Les personnes détenues et leurs proches souffrent énormément de cette privation de contacts physiques et affectifs, de l’impossibilité d’avoir des relations intimes, et ce, dans un contexte de détention rendu très difficile en raison de la crise sanitaire (absence ou forte réduction de possibilités de travailler, de suivre des formations, etc.). En outre, obtenir une sortie anticipée de prison (libération conditionnelle ou autre) est généralement soumis au fait de pouvoir trouver une formation ou un travail à l’extérieur. La crise économique qui découle de la crise sanitaire rend impossible pour les personnes de satisfaire à une telle exigence et les bloque en prison, ce qui rend l’importance d’améliorer les conditions de détention d’autant plus urgente.
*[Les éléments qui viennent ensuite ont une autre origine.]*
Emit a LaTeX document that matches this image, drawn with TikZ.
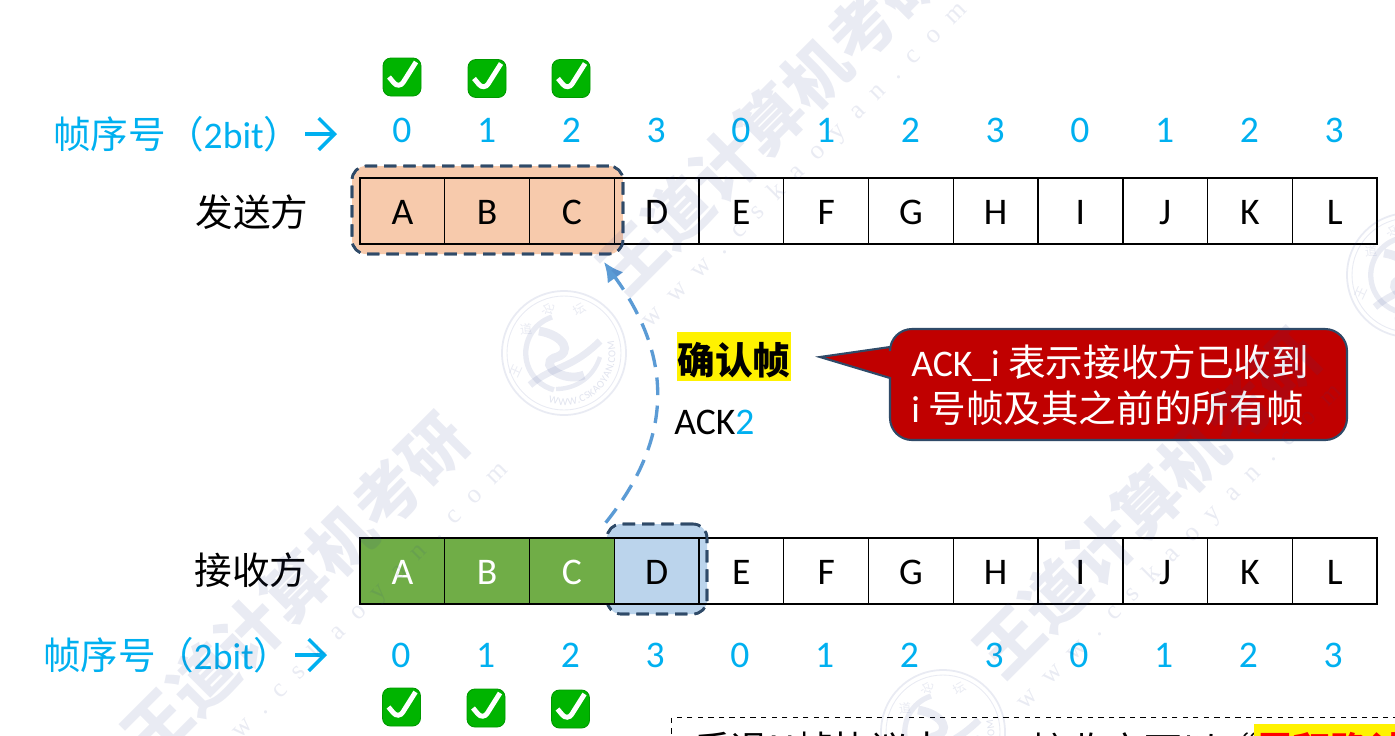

Outre le fait que les détenu·es et leurs proches sont privé·es de ces relations affectives sans qu’une explication ne leur ait été donnée à cet égard, ils·elles éprouvent un sentiment d’injustice face aux situations contradictoires, voire paradoxales, qu’ils·elles constatent. Ainsi, les détenu·es ne peuvent pas avoir de contacts physiques avec leurs proches aux visites, alors qu’ils·elles se font régulièrement fouiller par le personnel pénitentiaire, par palpation de vêtements – les agent·es sont alors très proches du corps des personnes détenues, sans toutefois porter de gants, et parfois même de masques. Alors que le personnel pénitentiaire est censé porter un masque constamment en prison, il est souvent constaté que les masques ne sont pas portés. Le contact physique pour la sécurité : oui, pour le droit à la vie privée et familiale : non.
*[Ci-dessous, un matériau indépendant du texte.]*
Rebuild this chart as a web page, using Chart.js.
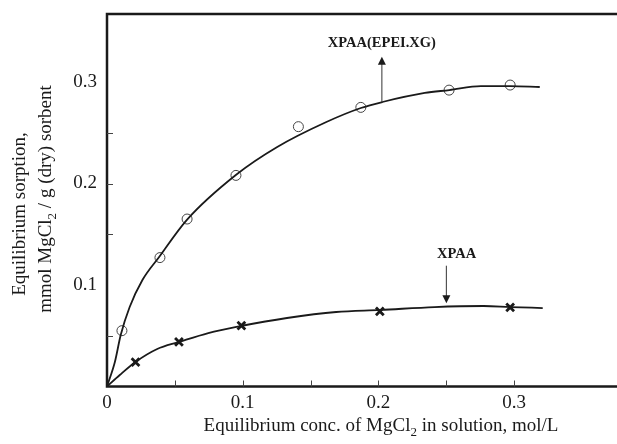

Certain·es condamné·es peuvent bénéficier de permissions de sortie ou de congés pénitentiaires, qui leur permettent de sortir un jour ou deux de prisons et de pouvoir ainsi retrouver leurs proches, avant de retourner en prison. À leur retour, ils·elles sont isolé·es une journée, le temps d’être vu·es par le·la médecin, qui prend leur température : pourquoi le même système ne peut-il être mis en place pour les personnes détenues après leur VHS ?
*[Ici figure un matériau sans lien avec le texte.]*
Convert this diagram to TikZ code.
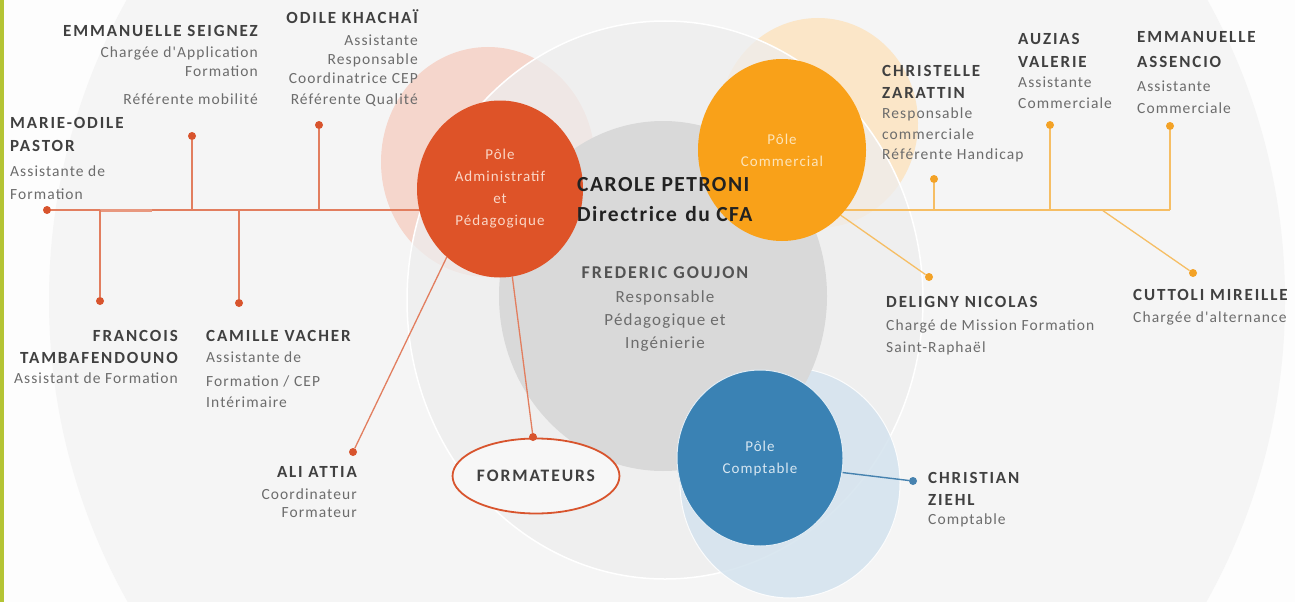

Sur la base notamment des témoignages récoltés par les personnes détenus et leurs proches, les associations signataires demandent urgemment à l’administration pénitentiaire d’adopter une politique pénitentiaire qui garantit les relations affectives dans un contexte sanitaire et ce, notamment en :

– octroyant un maximum de permissions de sorties et de congés pénitentiaires pour raisons familiales aux personnes condamnées,
– rétablissant les visites hors surveillance, en priorité pour les personnes ne bénéficiant pas de sorties, en prévoyant d’une part, un nettoyage accru de ces salles, et d’autre part, un isolement d’une journée après cette visite, conformément au régime prévu pour les condamné·es au retour d’une sortie de prison,
– rétablir les visites entre sites, ou « internes » (entre détenu·es), à table et en VHS, aux mêmes conditions que les autres visites.